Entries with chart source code
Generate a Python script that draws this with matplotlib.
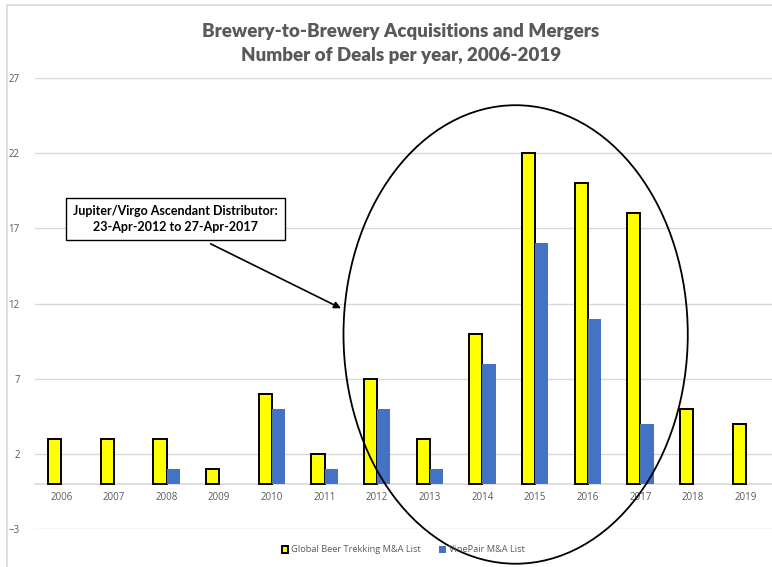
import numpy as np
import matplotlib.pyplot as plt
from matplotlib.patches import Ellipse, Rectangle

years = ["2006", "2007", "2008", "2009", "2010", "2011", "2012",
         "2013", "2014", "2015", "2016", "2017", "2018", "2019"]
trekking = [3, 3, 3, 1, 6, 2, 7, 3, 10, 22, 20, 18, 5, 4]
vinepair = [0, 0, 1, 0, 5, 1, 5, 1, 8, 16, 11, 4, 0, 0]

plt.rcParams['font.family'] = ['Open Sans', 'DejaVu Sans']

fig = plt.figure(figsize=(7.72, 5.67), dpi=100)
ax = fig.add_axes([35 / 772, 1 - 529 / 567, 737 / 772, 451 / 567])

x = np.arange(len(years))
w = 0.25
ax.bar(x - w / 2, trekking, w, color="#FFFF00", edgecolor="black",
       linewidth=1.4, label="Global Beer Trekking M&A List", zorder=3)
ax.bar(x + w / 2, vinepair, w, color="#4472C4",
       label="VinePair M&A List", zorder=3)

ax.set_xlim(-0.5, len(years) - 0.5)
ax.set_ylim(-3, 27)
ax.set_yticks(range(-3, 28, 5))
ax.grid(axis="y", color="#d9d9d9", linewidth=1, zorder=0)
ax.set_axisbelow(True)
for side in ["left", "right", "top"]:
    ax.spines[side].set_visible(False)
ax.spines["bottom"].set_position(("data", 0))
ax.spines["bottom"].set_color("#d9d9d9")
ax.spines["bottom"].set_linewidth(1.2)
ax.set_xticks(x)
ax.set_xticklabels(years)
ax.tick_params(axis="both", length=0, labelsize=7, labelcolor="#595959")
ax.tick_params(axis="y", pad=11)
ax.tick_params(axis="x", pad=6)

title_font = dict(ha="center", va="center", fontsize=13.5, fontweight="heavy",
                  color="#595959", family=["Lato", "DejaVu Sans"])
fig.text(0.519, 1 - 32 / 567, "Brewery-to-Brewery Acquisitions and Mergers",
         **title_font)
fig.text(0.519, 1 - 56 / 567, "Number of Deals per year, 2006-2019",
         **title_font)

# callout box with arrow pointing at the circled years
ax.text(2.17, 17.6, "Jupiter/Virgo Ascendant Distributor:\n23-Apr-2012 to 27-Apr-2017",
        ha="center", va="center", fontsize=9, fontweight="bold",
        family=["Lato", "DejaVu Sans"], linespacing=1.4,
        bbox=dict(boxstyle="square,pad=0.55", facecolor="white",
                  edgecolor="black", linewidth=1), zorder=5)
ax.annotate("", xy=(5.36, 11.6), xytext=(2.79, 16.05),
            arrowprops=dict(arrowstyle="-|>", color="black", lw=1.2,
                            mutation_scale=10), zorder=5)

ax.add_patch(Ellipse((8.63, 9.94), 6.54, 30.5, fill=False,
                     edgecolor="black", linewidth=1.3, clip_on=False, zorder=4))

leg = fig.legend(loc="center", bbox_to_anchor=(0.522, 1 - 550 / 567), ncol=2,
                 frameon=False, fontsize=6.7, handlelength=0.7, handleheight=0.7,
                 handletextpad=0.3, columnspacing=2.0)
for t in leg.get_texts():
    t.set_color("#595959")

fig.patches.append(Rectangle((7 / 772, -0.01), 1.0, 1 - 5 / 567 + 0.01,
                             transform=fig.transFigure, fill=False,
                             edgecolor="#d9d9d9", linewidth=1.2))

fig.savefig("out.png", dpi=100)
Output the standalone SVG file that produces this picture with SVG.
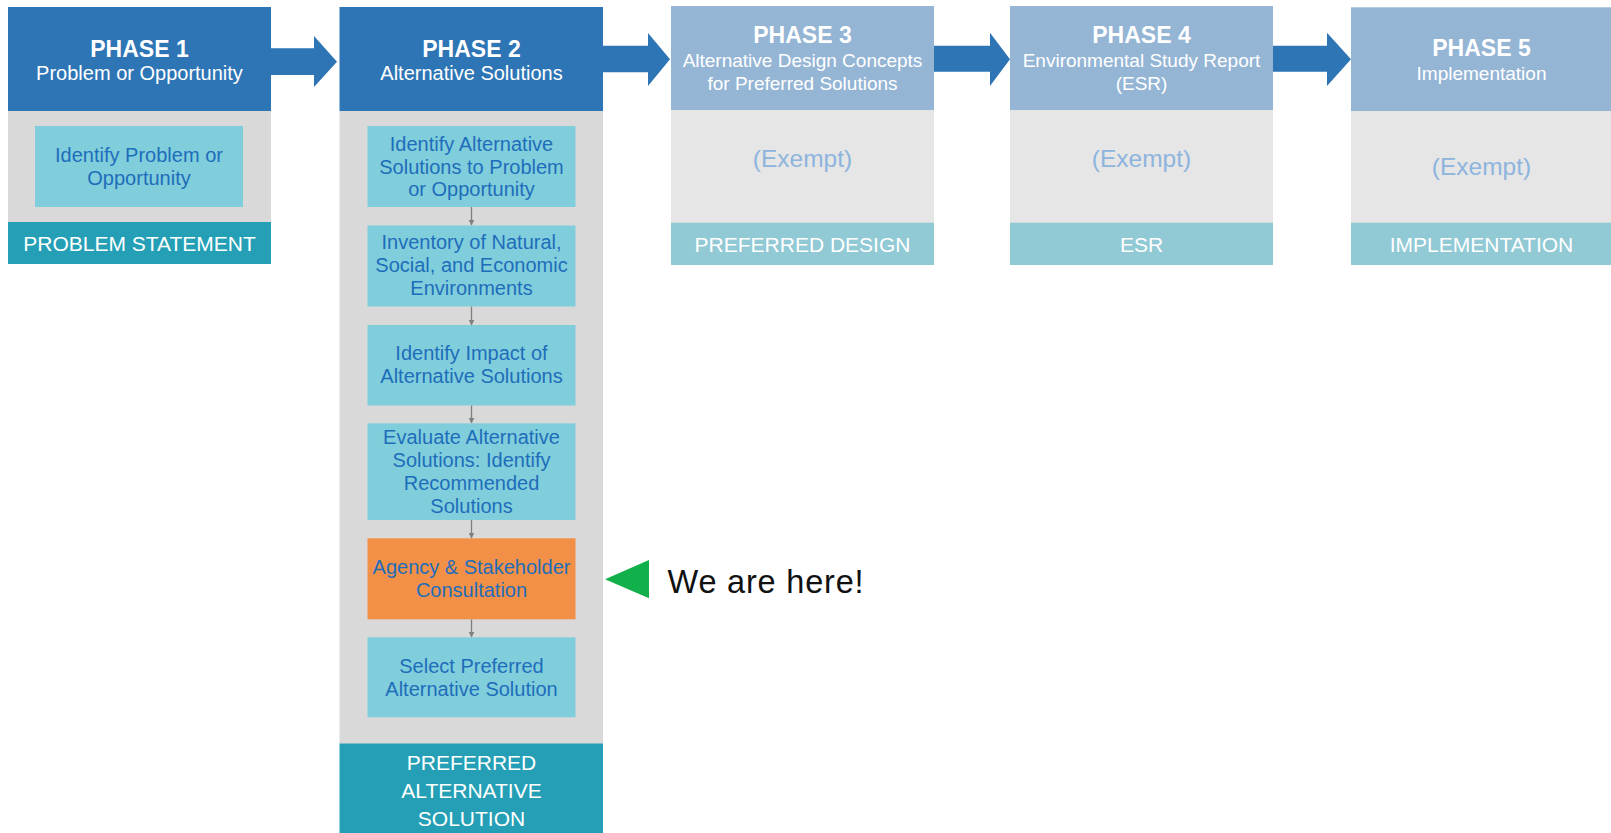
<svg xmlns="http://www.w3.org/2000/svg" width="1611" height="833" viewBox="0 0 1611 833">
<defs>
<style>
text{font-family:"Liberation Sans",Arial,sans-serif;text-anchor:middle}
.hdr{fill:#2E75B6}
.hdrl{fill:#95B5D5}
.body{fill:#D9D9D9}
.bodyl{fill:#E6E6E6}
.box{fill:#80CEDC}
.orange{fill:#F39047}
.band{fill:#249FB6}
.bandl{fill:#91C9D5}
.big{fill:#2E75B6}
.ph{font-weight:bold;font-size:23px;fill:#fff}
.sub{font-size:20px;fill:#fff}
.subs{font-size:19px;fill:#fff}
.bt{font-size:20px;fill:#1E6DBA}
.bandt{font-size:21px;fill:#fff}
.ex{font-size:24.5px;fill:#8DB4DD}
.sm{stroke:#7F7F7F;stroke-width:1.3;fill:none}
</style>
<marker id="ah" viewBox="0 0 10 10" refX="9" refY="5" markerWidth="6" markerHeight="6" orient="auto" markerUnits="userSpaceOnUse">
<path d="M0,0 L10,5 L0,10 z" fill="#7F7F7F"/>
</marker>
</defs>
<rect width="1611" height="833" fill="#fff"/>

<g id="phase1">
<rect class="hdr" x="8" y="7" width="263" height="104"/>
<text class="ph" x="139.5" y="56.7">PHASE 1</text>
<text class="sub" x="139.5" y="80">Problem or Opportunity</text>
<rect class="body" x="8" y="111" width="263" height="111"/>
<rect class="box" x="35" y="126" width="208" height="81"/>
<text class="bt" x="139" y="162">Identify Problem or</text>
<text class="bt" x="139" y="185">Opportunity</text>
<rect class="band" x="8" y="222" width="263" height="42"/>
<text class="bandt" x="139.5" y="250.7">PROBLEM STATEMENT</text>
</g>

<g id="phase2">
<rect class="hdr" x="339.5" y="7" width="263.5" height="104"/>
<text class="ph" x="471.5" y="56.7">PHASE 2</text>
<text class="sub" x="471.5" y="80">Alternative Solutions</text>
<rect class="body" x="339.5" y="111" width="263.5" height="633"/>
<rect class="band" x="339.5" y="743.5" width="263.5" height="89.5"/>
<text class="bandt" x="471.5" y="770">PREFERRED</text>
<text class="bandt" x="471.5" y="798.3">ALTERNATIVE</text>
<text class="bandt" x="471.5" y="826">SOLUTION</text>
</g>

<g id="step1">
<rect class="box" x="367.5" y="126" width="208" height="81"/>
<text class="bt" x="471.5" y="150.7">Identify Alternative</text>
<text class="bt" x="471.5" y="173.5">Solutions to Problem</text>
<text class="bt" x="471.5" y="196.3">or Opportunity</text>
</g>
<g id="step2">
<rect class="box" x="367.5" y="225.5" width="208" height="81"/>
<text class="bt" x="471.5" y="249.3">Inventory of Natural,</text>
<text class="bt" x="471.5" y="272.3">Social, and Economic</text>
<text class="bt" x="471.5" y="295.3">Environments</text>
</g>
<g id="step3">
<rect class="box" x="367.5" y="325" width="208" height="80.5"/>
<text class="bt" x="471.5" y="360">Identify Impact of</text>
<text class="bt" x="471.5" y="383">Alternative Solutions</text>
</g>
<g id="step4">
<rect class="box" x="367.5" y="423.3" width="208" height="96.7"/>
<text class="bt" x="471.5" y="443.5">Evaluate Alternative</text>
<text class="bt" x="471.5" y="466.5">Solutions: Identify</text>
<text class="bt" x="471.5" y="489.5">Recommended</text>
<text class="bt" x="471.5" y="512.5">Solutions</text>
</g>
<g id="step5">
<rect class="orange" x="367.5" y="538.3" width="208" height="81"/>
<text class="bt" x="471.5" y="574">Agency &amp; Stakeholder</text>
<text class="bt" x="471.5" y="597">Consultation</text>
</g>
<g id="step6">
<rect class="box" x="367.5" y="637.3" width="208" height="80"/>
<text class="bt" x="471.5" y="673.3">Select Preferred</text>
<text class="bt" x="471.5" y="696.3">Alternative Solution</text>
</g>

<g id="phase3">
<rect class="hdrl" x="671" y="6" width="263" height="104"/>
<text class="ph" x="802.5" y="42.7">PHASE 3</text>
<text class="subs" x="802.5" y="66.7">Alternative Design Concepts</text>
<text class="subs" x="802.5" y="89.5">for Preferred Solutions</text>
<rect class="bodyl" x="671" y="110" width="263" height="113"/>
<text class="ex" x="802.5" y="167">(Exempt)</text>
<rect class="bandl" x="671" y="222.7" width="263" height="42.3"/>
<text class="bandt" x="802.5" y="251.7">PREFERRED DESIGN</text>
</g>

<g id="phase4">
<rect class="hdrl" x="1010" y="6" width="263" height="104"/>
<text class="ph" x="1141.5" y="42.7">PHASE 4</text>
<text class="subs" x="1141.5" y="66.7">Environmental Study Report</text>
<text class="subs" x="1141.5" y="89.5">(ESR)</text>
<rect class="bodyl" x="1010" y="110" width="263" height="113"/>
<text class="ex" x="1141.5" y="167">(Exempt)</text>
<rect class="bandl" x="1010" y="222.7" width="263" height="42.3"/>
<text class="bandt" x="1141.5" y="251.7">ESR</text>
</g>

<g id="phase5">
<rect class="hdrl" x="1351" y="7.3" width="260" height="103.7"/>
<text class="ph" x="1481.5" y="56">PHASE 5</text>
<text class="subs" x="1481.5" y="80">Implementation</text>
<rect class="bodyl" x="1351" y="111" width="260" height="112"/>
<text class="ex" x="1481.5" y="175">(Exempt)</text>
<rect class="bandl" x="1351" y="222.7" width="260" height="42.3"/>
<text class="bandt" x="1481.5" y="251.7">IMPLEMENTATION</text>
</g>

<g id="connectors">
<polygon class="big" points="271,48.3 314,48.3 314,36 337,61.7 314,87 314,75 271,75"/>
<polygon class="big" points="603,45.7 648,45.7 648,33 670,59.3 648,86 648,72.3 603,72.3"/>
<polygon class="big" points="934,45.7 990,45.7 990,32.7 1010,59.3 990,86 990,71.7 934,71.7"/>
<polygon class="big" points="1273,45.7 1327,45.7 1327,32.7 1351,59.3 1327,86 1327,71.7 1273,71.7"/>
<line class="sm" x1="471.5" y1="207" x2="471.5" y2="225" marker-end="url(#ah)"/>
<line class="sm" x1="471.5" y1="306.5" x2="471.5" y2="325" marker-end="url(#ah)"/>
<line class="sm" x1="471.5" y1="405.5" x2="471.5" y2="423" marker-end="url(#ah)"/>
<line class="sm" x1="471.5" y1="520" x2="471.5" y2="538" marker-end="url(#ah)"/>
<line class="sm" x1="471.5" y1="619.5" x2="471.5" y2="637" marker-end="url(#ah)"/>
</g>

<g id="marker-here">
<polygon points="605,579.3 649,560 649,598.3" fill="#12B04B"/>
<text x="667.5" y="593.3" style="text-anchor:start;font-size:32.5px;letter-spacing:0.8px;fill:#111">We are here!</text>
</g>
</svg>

**Exercise details:** Stop after the line containing "11, 4, 0, 0]": copy the records exactly from the first line up to there, leaving pictures out.

**In response:**
Generate a Python script that draws this with matplotlib.
import numpy as np
import matplotlib.pyplot as plt
from matplotlib.patches import Ellipse, Rectangle

years = ["2006", "2007", "2008", "2009", "2010", "2011", "2012",
         "2013", "2014", "2015", "2016", "2017", "2018", "2019"]
trekking = [3, 3, 3, 1, 6, 2, 7, 3, 10, 22, 20, 18, 5, 4]
vinepair = [0, 0, 1, 0, 5, 1, 5, 1, 8, 16, 11, 4, 0, 0]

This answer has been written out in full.